# Exercise goal:
Print the lines beginning with the one that contains "Emit a LaTeX" and ending with the one that contains "minimum height=109pt] (ueid)", exactly, both included, and no other lines.

# Data provided:
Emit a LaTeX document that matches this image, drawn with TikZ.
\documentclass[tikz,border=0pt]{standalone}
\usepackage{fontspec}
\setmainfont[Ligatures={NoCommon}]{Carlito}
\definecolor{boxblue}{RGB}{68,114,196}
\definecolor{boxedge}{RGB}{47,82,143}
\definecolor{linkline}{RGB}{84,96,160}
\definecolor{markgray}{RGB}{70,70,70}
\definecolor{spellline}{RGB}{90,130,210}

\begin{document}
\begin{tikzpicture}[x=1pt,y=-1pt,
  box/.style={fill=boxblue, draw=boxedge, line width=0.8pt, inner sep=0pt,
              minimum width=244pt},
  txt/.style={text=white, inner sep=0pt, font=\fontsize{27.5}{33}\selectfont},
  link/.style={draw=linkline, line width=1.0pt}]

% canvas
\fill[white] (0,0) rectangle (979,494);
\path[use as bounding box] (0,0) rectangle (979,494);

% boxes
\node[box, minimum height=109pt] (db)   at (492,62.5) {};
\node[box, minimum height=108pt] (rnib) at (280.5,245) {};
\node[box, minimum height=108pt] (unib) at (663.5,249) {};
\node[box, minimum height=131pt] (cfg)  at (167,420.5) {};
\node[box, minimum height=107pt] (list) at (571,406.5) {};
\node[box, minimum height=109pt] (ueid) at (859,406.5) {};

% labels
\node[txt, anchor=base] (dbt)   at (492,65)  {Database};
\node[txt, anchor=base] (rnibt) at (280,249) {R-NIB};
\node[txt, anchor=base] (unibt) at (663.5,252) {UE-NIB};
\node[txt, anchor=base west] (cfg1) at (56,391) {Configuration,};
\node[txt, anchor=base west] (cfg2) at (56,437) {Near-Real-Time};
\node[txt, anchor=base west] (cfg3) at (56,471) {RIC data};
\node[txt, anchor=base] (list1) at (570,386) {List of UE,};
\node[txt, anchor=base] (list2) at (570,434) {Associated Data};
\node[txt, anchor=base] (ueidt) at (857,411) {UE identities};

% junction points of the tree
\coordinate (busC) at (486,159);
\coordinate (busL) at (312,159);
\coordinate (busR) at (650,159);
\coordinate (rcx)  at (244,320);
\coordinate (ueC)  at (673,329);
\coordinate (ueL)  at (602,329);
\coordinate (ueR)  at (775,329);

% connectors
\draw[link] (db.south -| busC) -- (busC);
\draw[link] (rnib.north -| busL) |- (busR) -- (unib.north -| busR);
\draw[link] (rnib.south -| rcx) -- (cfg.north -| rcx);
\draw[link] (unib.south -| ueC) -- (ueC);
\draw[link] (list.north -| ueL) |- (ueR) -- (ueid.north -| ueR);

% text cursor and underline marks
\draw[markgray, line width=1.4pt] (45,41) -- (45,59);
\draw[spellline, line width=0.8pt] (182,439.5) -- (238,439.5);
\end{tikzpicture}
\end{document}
---
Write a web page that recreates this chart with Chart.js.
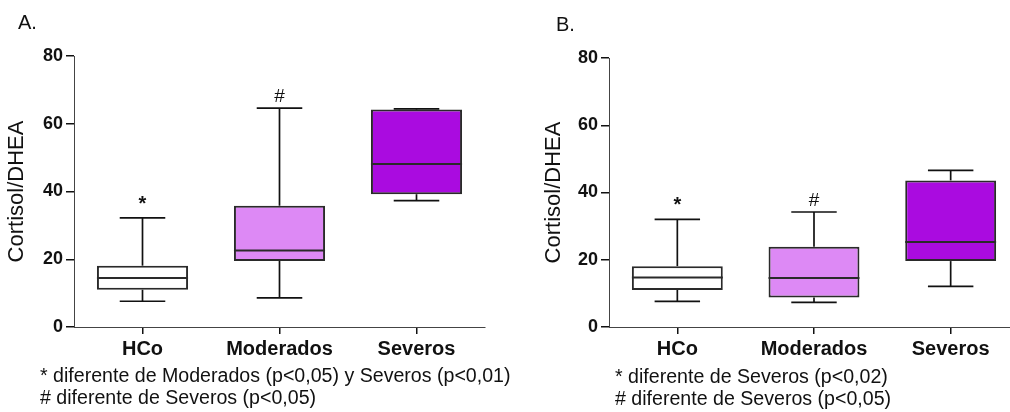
--
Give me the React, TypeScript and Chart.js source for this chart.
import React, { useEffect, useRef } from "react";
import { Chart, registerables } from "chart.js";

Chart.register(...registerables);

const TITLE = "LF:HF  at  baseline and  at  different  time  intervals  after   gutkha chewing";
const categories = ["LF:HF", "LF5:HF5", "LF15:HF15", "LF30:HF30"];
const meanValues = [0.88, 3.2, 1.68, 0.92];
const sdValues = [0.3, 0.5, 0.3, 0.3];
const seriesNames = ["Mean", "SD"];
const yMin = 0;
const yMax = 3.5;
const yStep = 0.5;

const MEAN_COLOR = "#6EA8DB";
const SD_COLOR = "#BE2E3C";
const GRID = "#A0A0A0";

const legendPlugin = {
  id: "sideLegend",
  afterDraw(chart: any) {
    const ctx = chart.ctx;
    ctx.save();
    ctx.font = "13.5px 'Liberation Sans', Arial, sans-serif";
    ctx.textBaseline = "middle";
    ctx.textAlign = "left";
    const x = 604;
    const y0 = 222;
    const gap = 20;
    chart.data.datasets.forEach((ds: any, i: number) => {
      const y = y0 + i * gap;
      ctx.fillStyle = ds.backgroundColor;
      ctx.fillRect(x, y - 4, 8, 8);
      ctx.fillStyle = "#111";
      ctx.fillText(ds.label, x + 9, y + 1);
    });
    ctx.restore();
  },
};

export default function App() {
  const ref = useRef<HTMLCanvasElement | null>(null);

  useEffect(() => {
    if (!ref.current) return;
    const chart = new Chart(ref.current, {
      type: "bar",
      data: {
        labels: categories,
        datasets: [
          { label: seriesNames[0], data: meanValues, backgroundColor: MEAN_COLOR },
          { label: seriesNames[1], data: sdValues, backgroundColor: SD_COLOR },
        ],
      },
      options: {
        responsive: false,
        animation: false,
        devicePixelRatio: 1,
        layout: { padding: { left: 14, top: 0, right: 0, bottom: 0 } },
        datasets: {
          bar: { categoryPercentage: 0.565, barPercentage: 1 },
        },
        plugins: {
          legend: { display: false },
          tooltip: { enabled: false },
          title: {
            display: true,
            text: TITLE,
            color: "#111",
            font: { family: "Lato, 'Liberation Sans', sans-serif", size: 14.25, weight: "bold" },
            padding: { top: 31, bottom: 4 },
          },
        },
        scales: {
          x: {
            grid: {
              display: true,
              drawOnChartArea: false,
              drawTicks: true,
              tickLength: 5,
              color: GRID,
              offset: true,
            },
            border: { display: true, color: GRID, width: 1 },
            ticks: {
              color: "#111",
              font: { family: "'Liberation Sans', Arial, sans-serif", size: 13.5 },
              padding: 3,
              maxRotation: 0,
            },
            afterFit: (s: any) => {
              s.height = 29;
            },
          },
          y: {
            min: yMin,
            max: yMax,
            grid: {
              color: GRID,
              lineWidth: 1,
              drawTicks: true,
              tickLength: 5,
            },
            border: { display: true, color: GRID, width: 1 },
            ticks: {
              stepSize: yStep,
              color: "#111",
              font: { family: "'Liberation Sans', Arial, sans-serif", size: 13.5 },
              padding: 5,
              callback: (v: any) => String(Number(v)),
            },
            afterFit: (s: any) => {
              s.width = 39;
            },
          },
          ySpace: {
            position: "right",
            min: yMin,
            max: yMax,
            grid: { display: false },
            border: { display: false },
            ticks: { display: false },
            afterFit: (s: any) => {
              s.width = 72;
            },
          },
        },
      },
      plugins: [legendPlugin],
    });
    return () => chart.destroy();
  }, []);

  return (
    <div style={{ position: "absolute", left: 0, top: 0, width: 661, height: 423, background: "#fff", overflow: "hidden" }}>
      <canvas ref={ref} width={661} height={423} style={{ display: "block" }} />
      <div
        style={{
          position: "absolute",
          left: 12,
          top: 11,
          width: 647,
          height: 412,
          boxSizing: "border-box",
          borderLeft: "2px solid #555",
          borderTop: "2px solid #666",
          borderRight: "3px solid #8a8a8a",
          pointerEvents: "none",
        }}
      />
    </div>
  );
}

# Task answer:
Emit a LaTeX document that matches this image, drawn with TikZ.
\documentclass[tikz,border=0pt]{standalone}
\usepackage{fontspec}
\setmainfont[Ligatures={NoCommon}]{Carlito}
\definecolor{boxblue}{RGB}{68,114,196}
\definecolor{boxedge}{RGB}{47,82,143}
\definecolor{linkline}{RGB}{84,96,160}
\definecolor{markgray}{RGB}{70,70,70}
\definecolor{spellline}{RGB}{90,130,210}

\begin{document}
\begin{tikzpicture}[x=1pt,y=-1pt,
  box/.style={fill=boxblue, draw=boxedge, line width=0.8pt, inner sep=0pt,
              minimum width=244pt},
  txt/.style={text=white, inner sep=0pt, font=\fontsize{27.5}{33}\selectfont},
  link/.style={draw=linkline, line width=1.0pt}]

% canvas
\fill[white] (0,0) rectangle (979,494);
\path[use as bounding box] (0,0) rectangle (979,494);

% boxes
\node[box, minimum height=109pt] (db)   at (492,62.5) {};
\node[box, minimum height=108pt] (rnib) at (280.5,245) {};
\node[box, minimum height=108pt] (unib) at (663.5,249) {};
\node[box, minimum height=131pt] (cfg)  at (167,420.5) {};
\node[box, minimum height=107pt] (list) at (571,406.5) {};
\node[box, minimum height=109pt] (ueid) at (859,406.5) {};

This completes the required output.